Older Aussies drive refinance wave as RBA mulls fresh hike

Refinancing surges, non‑banks gain ground in tightening cycle

Older Aussies drive refinance wave as RBA mulls fresh hike

News

By Mina Martin

Australian mortgage brokers could be in for a busy few weeks if the Reserve Bank (RBA) follows through on expectations of a cash rate hike at its first meeting of the year, with new Equifax data pointing to rising refinancing demand even before any move.

Equifax executive general manager Moses Samaha (pictured) says past tightening cycles suggest borrowers may react quickly if rates lift again. Samaha suggested that should RBA choose to increase rates today, “we could see a short burst in refinance activity, similar to the immediate reaction seen at the start of the 2022 tightening cycle.”

What happened last time rates started rising

“In 2022, the reaction to the first rate hike was immediate,” Samaha said. “As soon as rates rose in May 2022, refinance volumes lifted 25% compared to the previous month (April 2022). Mortgage holders moved quickly to secure rates before further increases, and that activity stayed roughly 15% above the April 2022 baseline for the following six months.”

Equifax analysis shows the groundwork is already being laid for another wave. Refinancing enquiries climbed 9.6% in Q4 2025 compared to Q4 2024, while first-home buyer mortgage enquiries rose 11.2% over the same period.

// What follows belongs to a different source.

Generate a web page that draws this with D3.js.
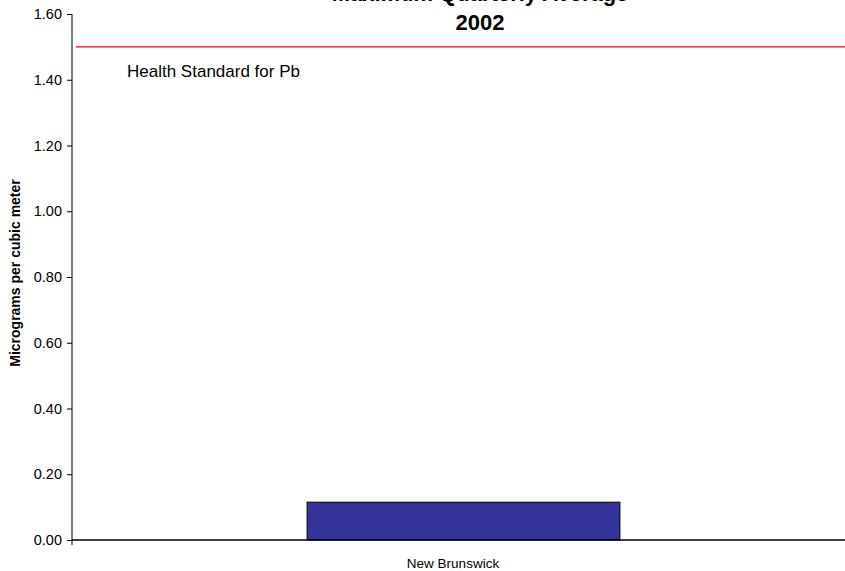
<!DOCTYPE html>
<html><head><meta charset="utf-8">
<script src="https://cdn.jsdelivr.net/npm/d3@7"></script>
<style>body{margin:0;background:#fff}svg{display:block}text{font-family:"Liberation Sans",Arial,sans-serif}</style>
</head><body><svg id="c" width="845" height="571"></svg>
<script>
const categories = ["New Brunswick"];
const values = [0.115];
const standardValue = 1.5;
const yTicks = [0,0.2,0.4,0.6,0.8,1.0,1.2,1.4,1.6];

const svg = d3.select("#c");
const m = {left:72, right:854, top:14, bottom:540};
const x = d3.scaleBand().domain(categories).range([m.left, m.right]).paddingInner(0.6).paddingOuter(0.3);
const y = d3.scaleLinear().domain([0,1.6]).range([m.bottom, m.top]);

// bar
svg.selectAll("rect.bar").data(values).enter().append("rect")
  .attr("x",(d,i)=>x(categories[i])+0.5).attr("width",x.bandwidth())
  .attr("y",d=>y(d)).attr("height",d=>y(0)-y(d))
  .attr("fill","#333399").attr("stroke","#000").attr("stroke-width",1);

// standard line
svg.append("line").attr("x1",76).attr("x2",845)
  .attr("y1",y(standardValue)).attr("y2",y(standardValue))
  .attr("stroke","#ff0000").attr("stroke-width",1.2);
svg.append("text").attr("x",127).attr("y",77).attr("font-size",17).text("Health Standard for Pb");

// y axis
const ya = svg.append("g").attr("transform",`translate(${m.left},0)`)
  .call(d3.axisLeft(y).tickValues(yTicks).tickFormat(d3.format(".2f")).tickSize(5).tickPadding(5));
ya.select(".domain").attr("stroke","#000").attr("d",`M0,${m.top}V${m.bottom}`);
ya.selectAll("text").attr("font-size",14.5).attr("fill","#000").attr("font-family","Liberation Sans, Arial, sans-serif");
ya.selectAll("line").attr("stroke","#000");

// x axis
const xa = svg.append("g").attr("transform",`translate(0,${m.bottom})`)
  .call(d3.axisBottom(x).tickSize(0).tickPadding(0));
xa.select(".domain").attr("stroke","#000").attr("stroke-width",1.5).attr("d",`M${m.left},0H${m.right}`);
xa.selectAll("text").attr("font-size",13.5).attr("fill","#000").attr("font-family","Liberation Sans, Arial, sans-serif")
  .attr("dx",-10).attr("dy",null).attr("y",28);
svg.append("line").attr("x1",m.left).attr("x2",m.left).attr("y1",m.bottom).attr("y2",m.bottom+5).attr("stroke","#000");

// titles
svg.append("text").attr("x",480).attr("y",1).attr("text-anchor","middle").attr("font-size",22).attr("font-weight","bold").text("Maximum Quarterly Average");
svg.append("text").attr("x",480).attr("y",30).attr("text-anchor","middle").attr("font-size",22).attr("font-weight","bold").text("2002");
svg.append("text").attr("transform","translate(20,273) rotate(-90)").attr("text-anchor","middle").attr("font-size",14).attr("font-weight","bold").text("Micrograms per cubic meter");
</script></body></html>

Gen X, pre‑retirees, and non‑banks lead the charge

When it comes to who is driving the activity, homeowners aged 46+ led refinancing enquiry growth in Q4 2025 with a 12% year‑on‑year increase – the first time since 2023 this cohort has topped the table. Borrowers aged 35–46 were close behind with an 11.1% YoY rise, while 26–35 year olds recorded a 5.4% increase.

“We’re seeing refinancing demand being driven by older demographics as mortgages stretch further into later life,” Samaha said. “As Australians are taking longer to enter the market, and as mortgage sizes are growing, mortgage debt can’t be considered just a young family’s burden –Gen X and pre-retirees are still actively refinancing.”

Large non‑bank lenders posted the strongest refinancing enquiry growth in Q4 2025, up 34% year‑on‑year, ahead of Tier-2 banks (13%), Big Four subsidiaries (7.7%) and the majors themselves (3.9%).

For brokers, the Equifax numbers suggest it’s worth segmenting client books now – especially older borrowers on larger balances – so you’re ready with repricing or refinance options if another RBA move sparks a fresh wave of rate‑sensitive enquiry.